Reconozco que no sigo con mucha atención las ciclotímicas
evoluciones de los nombres de las calles de Palma. Ni siquiera de las que, por
cercanía, inercia o puro vicio, frecuento casi a diario. Vía Roma, por ejemplo.
O su extensión de siempre: las Ramblas, para entendernos. O las Ramblas de los
Duques de Palma, si lo que queremos es perdernos del todo y no recordar dónde
paran, aún, las pocas flores que nos quedan. En la Rambla de las flores, claro.

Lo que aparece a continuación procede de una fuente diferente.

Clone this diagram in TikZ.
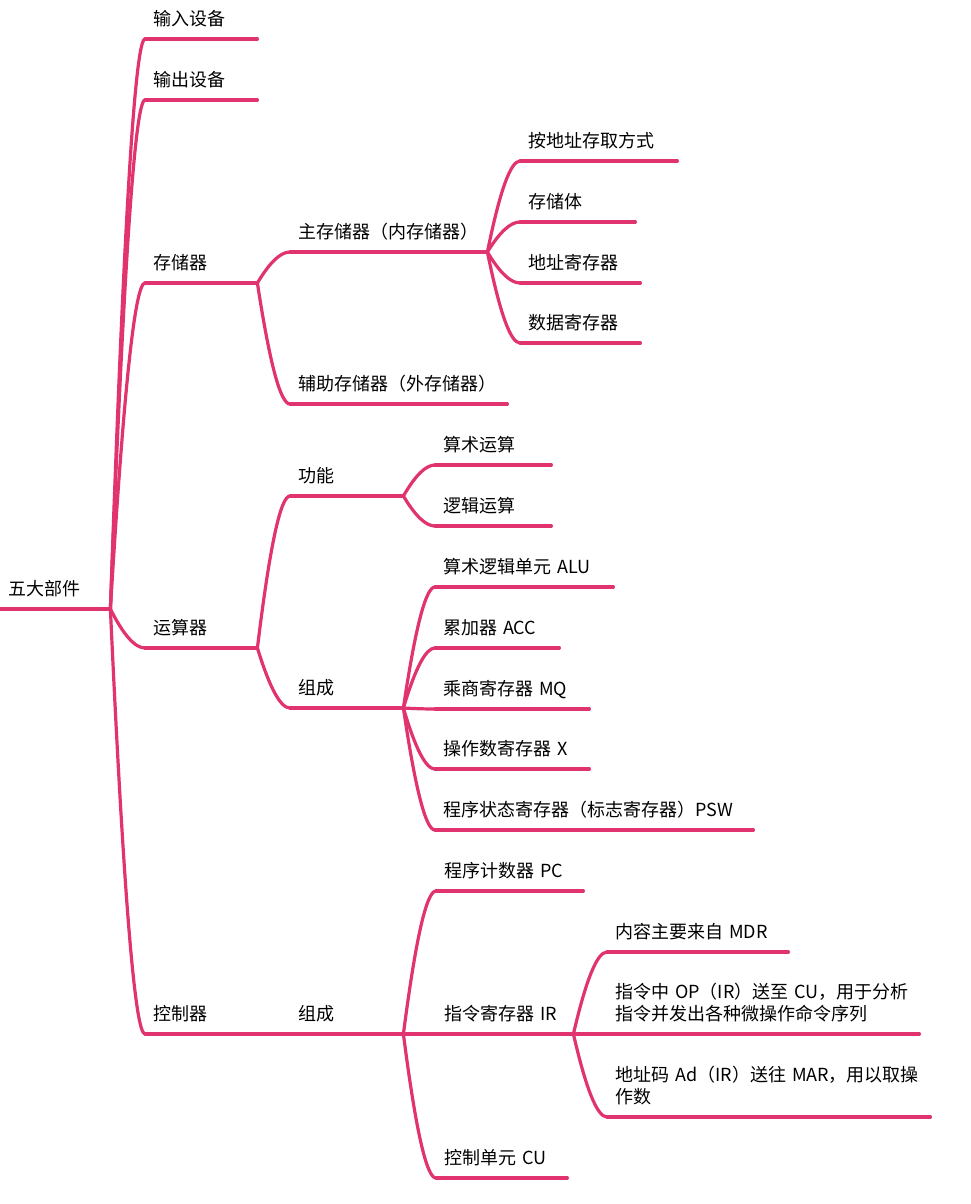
\documentclass[tikz,border=0pt]{standalone}
\usepackage{fontspec}
\setmainfont{Noto Sans CJK SC}
\usetikzlibrary{calc}
\definecolor{mm}{HTML}{E0336F}
\begin{document}
\begin{tikzpicture}[x=1pt,y=-1pt,
  item/.style={anchor=south west, inner xsep=8pt, inner ysep=0pt, text height=14pt, text depth=13pt, align=left, text width=#1, font=\fontsize{18pt}{22pt}\selectfont},
  two/.style={text depth=35pt},
  line/.style={draw=mm, line width=3.2pt, line cap=round},
  curve/.style={to path={let \p1=(\tikztostart), \p2=(\tikztotarget) in .. controls ({\x1+0.38*(\x2-\x1)}, {\y1+0.67*(\y2-\y1)}) and ({\x2-0.29*(\x2-\x1)}, \y2) .. (\tikztotarget)}}
]
\useasboundingbox (0,0) rectangle (971,1204);

% root
\node[item=94pt] (root) at (0,609) {五大部件};
% level 1
\node[item=96pt] (in)  at (145,39)   {输入设备};
\node[item=96pt] (out) at (145,100)  {输出设备};
\node[item=96pt] (mem) at (145,283)  {存储器};
\node[item=96pt] (alu) at (145,648)  {运算器};
\node[item=96pt] (ctl) at (145,1034) {控制器};
% memory
\node[item=181pt] (main) at (290,252) {主存储器（内存储器）};
\node[item=201pt] (aux)  at (290,404) {辅助存储器（外存储器）};
\node[item=141pt] (m1) at (520,161) {按地址存取方式};
\node[item=99pt]  (m2) at (520,222) {存储体};
\node[item=104pt] (m3) at (520,283) {地址寄存器};
\node[item=104pt] (m4) at (520,343) {数据寄存器};
% ALU
\node[item=97pt] (func) at (290,496) {功能};
\node[item=97pt] (comp) at (290,708) {组成};
\node[item=100pt] (f1) at (435,465) {算术运算};
\node[item=100pt] (f2) at (435,526) {逻辑运算};
\node[item=162pt] (c1) at (435,587) {算术逻辑单元~ALU};
\node[item=108pt] (c2) at (435,648) {累加器~ACC};
\node[item=138pt] (c3) at (435,709) {乘商寄存器~MQ};
\node[item=138pt] (c4) at (435,769) {操作数寄存器~X};
\node[item=302pt] (c5) at (435,830) {程序状态寄存器（标志寄存器）PSW};
% control
\node[item=97pt] (ctlc) at (290,1034) {组成};
\node[item=131pt] (pc) at (436,891)  {程序计数器~PC};
\node[item=121pt] (ir) at (436,1034) {指令寄存器~IR};
\node[item=115pt] (cu) at (436,1178) {控制单元~CU};
\node[item=165pt] (i1) at (607,952) {内容主要来自~MDR};
\node[item=296pt,two] (i2) at (607,1034) {指令中~OP（IR）送至~CU，用于分析\\指令并发出各种微操作命令序列};
\node[item=307pt,two] (i3) at (607,1117) {地址码~Ad（IR）送往~MAR，用以取操\\作数};

% underlines
\foreach \n in {root,in,out,mem,alu,ctl,main,aux,m1,m2,m3,m4,func,comp,f1,f2,c1,c2,c3,c4,c5,ctlc,pc,ir,cu,i1,i2,i3}
  \draw[line] (\n.south west) -- (\n.south east);

% connectors
\foreach \p/\c in {root/in,root/out,root/mem,root/alu,root/ctl,
  mem/main,mem/aux,main/m1,main/m2,main/m3,main/m4,
  alu/func,alu/comp,func/f1,func/f2,comp/c1,comp/c2,comp/c3,comp/c4,comp/c5,
  ctl/ctlc,ctlc/pc,ctlc/ir,ctlc/cu,ir/i1,ir/i2,ir/i3}
  \draw[line] (\p.south east) to[curve] (\c.south west);
\end{tikzpicture}
\end{document}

O no tan claro, porque cada ciudad es un mundo distinto, con
sus propios diosecillos locales inscritos en el lapidario urbano sin más honor
que un rumor pretérito y seguro que imperfecto. Material sensible, quizá, tan
sólo para políticos e historiadores quisquillosos y ladinos. O, en su defecto,
para los ilustres comisarios lingüísticos de la UIB, que son un poco de esto y
un mucho de aquello. Cómo no.
Pero lo cierto es que no me importa, apenas, el nomenclátor
mutante de las calles -trate de duques y alféreces, como de poetas y saurios-
cuando sólo son las personas y algunos monumentos, quizá el color ocre de las
piedras, la fronda de los árboles y, en fin, supongo que también el perfume
fugaz de las flores, los únicos elementos de la realidad que nos dejan, a
veces, alguna que otra leve huella en la memoria. O algún silencio marcado a
fuego en los refugios íntimos del alma.